(Task goal): Locate each line of the material that contains "script", then return it.
═══
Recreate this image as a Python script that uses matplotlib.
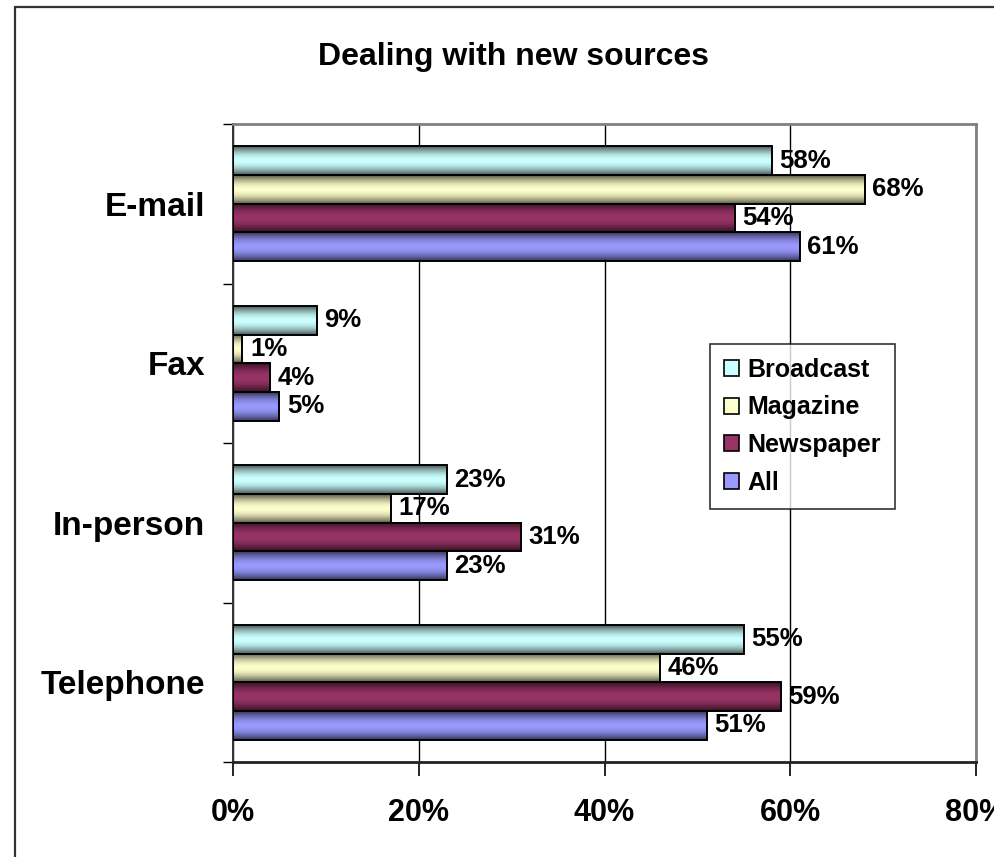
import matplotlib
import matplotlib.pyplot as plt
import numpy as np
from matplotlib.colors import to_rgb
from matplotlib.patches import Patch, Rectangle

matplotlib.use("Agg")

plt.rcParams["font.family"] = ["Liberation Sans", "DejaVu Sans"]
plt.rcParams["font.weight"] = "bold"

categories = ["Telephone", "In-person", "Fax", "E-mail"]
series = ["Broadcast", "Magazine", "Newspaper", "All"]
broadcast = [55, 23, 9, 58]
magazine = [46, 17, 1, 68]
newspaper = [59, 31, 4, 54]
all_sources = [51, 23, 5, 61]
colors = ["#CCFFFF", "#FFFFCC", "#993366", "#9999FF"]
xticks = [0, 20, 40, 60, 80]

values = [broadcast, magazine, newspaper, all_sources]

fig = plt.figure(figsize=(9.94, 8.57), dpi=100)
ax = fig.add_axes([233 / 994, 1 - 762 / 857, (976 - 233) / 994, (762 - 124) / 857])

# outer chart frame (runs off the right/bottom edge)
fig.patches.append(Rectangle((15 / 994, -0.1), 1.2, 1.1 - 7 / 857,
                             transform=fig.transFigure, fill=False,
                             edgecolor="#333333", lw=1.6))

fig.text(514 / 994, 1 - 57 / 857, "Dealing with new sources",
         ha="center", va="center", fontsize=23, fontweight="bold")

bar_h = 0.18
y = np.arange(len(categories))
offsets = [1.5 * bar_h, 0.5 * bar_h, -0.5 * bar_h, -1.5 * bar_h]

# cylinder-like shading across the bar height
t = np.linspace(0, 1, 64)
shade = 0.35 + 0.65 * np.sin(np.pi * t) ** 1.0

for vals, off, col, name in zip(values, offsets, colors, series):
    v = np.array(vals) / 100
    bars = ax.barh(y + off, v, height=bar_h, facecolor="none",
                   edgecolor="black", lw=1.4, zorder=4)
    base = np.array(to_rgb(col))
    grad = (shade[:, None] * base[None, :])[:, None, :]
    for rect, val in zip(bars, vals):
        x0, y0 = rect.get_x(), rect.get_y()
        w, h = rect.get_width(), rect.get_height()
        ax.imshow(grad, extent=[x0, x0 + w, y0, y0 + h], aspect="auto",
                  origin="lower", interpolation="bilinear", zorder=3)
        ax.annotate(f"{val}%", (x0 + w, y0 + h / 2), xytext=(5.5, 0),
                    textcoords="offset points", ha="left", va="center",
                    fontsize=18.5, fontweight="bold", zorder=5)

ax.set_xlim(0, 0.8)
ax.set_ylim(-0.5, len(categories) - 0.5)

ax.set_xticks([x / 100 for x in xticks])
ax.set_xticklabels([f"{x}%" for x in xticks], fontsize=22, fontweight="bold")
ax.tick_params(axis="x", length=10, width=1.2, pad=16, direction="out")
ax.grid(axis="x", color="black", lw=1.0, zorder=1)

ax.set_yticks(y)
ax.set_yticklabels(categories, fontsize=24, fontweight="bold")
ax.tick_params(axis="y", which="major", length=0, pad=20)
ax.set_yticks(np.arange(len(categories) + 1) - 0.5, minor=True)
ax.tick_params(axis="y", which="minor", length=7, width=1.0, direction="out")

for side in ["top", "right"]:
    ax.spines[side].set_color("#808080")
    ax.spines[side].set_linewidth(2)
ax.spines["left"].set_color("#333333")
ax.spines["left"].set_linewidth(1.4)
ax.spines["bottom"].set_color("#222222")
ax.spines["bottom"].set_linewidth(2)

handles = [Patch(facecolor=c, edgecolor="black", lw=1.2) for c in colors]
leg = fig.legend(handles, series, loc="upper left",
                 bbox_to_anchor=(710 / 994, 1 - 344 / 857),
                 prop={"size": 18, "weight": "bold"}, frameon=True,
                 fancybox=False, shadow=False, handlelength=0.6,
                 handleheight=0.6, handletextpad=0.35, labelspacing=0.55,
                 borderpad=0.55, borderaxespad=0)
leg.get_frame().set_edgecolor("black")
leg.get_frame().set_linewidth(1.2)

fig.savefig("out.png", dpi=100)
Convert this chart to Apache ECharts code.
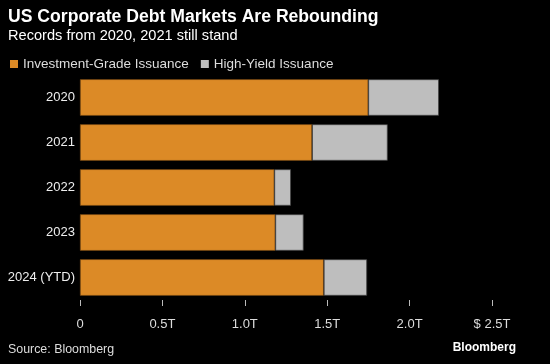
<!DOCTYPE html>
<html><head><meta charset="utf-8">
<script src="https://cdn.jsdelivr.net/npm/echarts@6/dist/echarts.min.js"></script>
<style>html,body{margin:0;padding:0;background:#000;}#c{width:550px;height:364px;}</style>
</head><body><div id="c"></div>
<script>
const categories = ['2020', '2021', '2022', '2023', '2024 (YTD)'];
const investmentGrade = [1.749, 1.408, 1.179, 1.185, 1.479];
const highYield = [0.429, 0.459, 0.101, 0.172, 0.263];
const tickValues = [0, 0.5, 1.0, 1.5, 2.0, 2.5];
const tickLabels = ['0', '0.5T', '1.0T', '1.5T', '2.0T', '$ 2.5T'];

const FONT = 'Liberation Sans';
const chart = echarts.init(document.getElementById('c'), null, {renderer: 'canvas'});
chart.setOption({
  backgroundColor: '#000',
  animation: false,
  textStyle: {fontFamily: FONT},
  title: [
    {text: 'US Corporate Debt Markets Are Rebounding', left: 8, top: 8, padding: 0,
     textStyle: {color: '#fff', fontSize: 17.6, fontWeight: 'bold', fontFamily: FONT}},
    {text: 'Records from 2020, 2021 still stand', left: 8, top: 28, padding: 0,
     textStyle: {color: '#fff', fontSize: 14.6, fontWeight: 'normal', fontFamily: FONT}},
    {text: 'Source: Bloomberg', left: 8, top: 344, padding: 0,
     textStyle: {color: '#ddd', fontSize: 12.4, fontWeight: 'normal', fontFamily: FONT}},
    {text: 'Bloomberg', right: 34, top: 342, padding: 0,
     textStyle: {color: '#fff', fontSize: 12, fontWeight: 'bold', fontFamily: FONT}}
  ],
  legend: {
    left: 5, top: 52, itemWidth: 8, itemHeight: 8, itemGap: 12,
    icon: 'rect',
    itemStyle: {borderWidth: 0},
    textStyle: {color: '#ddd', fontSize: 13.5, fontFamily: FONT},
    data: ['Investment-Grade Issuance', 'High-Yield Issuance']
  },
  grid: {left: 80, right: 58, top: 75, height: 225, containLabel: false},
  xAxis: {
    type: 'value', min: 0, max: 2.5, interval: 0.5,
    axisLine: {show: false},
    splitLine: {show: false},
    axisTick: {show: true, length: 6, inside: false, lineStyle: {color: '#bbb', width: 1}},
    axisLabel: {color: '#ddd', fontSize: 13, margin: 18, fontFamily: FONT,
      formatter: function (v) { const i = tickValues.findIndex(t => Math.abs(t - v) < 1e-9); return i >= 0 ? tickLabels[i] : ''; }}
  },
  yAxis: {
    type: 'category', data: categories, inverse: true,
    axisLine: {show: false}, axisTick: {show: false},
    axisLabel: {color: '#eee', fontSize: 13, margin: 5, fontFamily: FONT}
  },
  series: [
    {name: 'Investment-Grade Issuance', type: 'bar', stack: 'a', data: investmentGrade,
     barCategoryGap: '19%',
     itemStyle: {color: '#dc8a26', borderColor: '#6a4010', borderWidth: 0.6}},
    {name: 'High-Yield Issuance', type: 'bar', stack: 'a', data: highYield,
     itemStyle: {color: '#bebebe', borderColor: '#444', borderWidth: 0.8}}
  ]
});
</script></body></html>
═══
(Solution for this task):
Recreate this image as a Python script that uses matplotlib.
<script src="https://cdn.jsdelivr.net/npm/echarts@6/dist/echarts.min.js"></script>
<script>
</script></body></html>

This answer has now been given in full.